**The task**
Write out the entire listing below exactly as it appears, minus any pictures.

**Supplied information**
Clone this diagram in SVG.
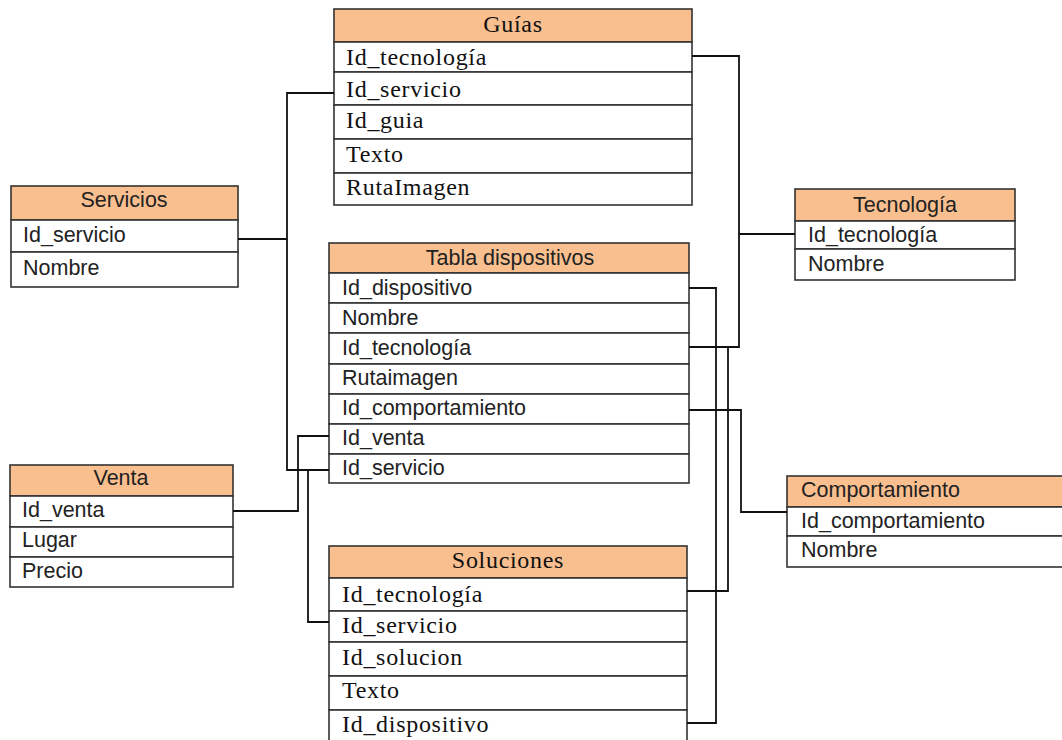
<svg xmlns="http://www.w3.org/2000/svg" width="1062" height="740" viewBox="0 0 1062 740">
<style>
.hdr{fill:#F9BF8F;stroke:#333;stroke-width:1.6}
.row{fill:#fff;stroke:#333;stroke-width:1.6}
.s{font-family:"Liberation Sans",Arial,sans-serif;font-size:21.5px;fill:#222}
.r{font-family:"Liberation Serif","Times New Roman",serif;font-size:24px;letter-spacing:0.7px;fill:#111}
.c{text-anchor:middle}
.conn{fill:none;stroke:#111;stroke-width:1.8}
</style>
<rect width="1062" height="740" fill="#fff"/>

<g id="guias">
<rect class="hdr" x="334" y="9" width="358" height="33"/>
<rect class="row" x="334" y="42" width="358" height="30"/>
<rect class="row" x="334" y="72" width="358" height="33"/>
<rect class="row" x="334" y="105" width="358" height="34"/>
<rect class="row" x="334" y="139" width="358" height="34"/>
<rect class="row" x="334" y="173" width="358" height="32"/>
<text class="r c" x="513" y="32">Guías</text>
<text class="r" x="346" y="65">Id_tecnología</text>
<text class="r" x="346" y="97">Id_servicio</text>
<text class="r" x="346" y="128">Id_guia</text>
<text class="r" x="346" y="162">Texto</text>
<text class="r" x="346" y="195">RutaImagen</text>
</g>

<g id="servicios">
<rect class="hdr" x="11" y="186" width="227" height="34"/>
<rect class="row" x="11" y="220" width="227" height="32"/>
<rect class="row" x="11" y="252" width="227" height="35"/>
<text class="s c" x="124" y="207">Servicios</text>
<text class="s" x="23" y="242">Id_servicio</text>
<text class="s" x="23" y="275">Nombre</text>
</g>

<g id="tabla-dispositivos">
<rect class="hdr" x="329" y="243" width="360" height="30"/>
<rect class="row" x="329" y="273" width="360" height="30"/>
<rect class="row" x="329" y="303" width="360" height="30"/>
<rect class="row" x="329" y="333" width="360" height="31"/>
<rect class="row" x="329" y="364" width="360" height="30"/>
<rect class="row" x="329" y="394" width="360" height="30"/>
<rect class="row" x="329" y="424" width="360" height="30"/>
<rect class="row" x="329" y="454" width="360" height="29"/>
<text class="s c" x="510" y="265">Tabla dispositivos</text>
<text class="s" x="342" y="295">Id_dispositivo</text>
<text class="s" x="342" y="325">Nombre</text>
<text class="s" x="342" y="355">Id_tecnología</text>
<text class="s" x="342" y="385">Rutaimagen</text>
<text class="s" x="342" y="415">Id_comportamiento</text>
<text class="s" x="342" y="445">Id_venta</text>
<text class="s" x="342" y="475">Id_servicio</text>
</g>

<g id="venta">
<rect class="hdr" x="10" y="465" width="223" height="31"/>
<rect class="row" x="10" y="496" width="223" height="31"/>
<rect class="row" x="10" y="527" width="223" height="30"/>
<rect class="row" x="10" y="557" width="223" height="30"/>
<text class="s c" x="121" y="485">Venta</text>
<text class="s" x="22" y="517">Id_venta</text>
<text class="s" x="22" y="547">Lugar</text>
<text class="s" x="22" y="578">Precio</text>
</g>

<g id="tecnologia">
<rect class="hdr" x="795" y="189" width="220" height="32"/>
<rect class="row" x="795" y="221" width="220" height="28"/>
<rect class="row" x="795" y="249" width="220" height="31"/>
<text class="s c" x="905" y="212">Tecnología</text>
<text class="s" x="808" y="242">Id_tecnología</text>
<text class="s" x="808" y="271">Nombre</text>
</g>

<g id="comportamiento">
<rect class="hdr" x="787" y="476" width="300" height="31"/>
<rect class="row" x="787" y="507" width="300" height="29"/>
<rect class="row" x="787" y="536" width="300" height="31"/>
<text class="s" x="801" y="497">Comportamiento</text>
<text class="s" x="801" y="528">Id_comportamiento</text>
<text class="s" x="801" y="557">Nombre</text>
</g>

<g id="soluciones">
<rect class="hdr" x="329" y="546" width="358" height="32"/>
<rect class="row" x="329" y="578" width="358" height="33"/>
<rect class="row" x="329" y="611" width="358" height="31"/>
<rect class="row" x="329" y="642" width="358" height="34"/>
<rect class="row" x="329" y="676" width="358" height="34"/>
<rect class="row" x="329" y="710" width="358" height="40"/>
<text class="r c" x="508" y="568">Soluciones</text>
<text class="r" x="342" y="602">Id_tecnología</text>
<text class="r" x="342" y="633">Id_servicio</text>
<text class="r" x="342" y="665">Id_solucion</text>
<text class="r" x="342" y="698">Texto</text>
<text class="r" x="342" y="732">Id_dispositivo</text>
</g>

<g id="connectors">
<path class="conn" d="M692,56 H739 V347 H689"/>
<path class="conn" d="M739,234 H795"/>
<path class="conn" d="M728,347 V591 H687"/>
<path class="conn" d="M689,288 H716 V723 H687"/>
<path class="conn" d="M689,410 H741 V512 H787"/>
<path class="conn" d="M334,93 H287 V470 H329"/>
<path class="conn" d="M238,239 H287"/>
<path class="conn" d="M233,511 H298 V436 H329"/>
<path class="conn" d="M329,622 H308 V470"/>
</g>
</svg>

**Written answer**
Clone this diagram in SVG.
<svg xmlns="http://www.w3.org/2000/svg" width="1062" height="740" viewBox="0 0 1062 740">
<style>
.hdr{fill:#F9BF8F;stroke:#333;stroke-width:1.6}
.row{fill:#fff;stroke:#333;stroke-width:1.6}
.s{font-family:"Liberation Sans",Arial,sans-serif;font-size:21.5px;fill:#222}
.r{font-family:"Liberation Serif","Times New Roman",serif;font-size:24px;letter-spacing:0.7px;fill:#111}
.c{text-anchor:middle}
.conn{fill:none;stroke:#111;stroke-width:1.8}
</style>
<rect width="1062" height="740" fill="#fff"/>

<g id="guias">
<rect class="hdr" x="334" y="9" width="358" height="33"/>
<rect class="row" x="334" y="42" width="358" height="30"/>
<rect class="row" x="334" y="72" width="358" height="33"/>
<rect class="row" x="334" y="105" width="358" height="34"/>
<rect class="row" x="334" y="139" width="358" height="34"/>
<rect class="row" x="334" y="173" width="358" height="32"/>
<text class="r c" x="513" y="32">Guías</text>
<text class="r" x="346" y="65">Id_tecnología</text>
<text class="r" x="346" y="97">Id_servicio</text>
<text class="r" x="346" y="128">Id_guia</text>
<text class="r" x="346" y="162">Texto</text>
<text class="r" x="346" y="195">RutaImagen</text>
</g>

<g id="servicios">
<rect class="hdr" x="11" y="186" width="227" height="34"/>
<rect class="row" x="11" y="220" width="227" height="32"/>
<rect class="row" x="11" y="252" width="227" height="35"/>
<text class="s c" x="124" y="207">Servicios</text>
<text class="s" x="23" y="242">Id_servicio</text>
<text class="s" x="23" y="275">Nombre</text>
</g>

<g id="tabla-dispositivos">
<rect class="hdr" x="329" y="243" width="360" height="30"/>
<rect class="row" x="329" y="273" width="360" height="30"/>
<rect class="row" x="329" y="303" width="360" height="30"/>
<rect class="row" x="329" y="333" width="360" height="31"/>
<rect class="row" x="329" y="364" width="360" height="30"/>
<rect class="row" x="329" y="394" width="360" height="30"/>
<rect class="row" x="329" y="424" width="360" height="30"/>
<rect class="row" x="329" y="454" width="360" height="29"/>
<text class="s c" x="510" y="265">Tabla dispositivos</text>
<text class="s" x="342" y="295">Id_dispositivo</text>
<text class="s" x="342" y="325">Nombre</text>
<text class="s" x="342" y="355">Id_tecnología</text>
<text class="s" x="342" y="385">Rutaimagen</text>
<text class="s" x="342" y="415">Id_comportamiento</text>
<text class="s" x="342" y="445">Id_venta</text>
<text class="s" x="342" y="475">Id_servicio</text>
</g>

<g id="venta">
<rect class="hdr" x="10" y="465" width="223" height="31"/>
<rect class="row" x="10" y="496" width="223" height="31"/>
<rect class="row" x="10" y="527" width="223" height="30"/>
<rect class="row" x="10" y="557" width="223" height="30"/>
<text class="s c" x="121" y="485">Venta</text>
<text class="s" x="22" y="517">Id_venta</text>
<text class="s" x="22" y="547">Lugar</text>
<text class="s" x="22" y="578">Precio</text>
</g>

<g id="tecnologia">
<rect class="hdr" x="795" y="189" width="220" height="32"/>
<rect class="row" x="795" y="221" width="220" height="28"/>
<rect class="row" x="795" y="249" width="220" height="31"/>
<text class="s c" x="905" y="212">Tecnología</text>
<text class="s" x="808" y="242">Id_tecnología</text>
<text class="s" x="808" y="271">Nombre</text>
</g>

<g id="comportamiento">
<rect class="hdr" x="787" y="476" width="300" height="31"/>
<rect class="row" x="787" y="507" width="300" height="29"/>
<rect class="row" x="787" y="536" width="300" height="31"/>
<text class="s" x="801" y="497">Comportamiento</text>
<text class="s" x="801" y="528">Id_comportamiento</text>
<text class="s" x="801" y="557">Nombre</text>
</g>

<g id="soluciones">
<rect class="hdr" x="329" y="546" width="358" height="32"/>
<rect class="row" x="329" y="578" width="358" height="33"/>
<rect class="row" x="329" y="611" width="358" height="31"/>
<rect class="row" x="329" y="642" width="358" height="34"/>
<rect class="row" x="329" y="676" width="358" height="34"/>
<rect class="row" x="329" y="710" width="358" height="40"/>
<text class="r c" x="508" y="568">Soluciones</text>
<text class="r" x="342" y="602">Id_tecnología</text>
<text class="r" x="342" y="633">Id_servicio</text>
<text class="r" x="342" y="665">Id_solucion</text>
<text class="r" x="342" y="698">Texto</text>
<text class="r" x="342" y="732">Id_dispositivo</text>
</g>

<g id="connectors">
<path class="conn" d="M692,56 H739 V347 H689"/>
<path class="conn" d="M739,234 H795"/>
<path class="conn" d="M728,347 V591 H687"/>
<path class="conn" d="M689,288 H716 V723 H687"/>
<path class="conn" d="M689,410 H741 V512 H787"/>
<path class="conn" d="M334,93 H287 V470 H329"/>
<path class="conn" d="M238,239 H287"/>
<path class="conn" d="M233,511 H298 V436 H329"/>
<path class="conn" d="M329,622 H308 V470"/>
</g>
</svg>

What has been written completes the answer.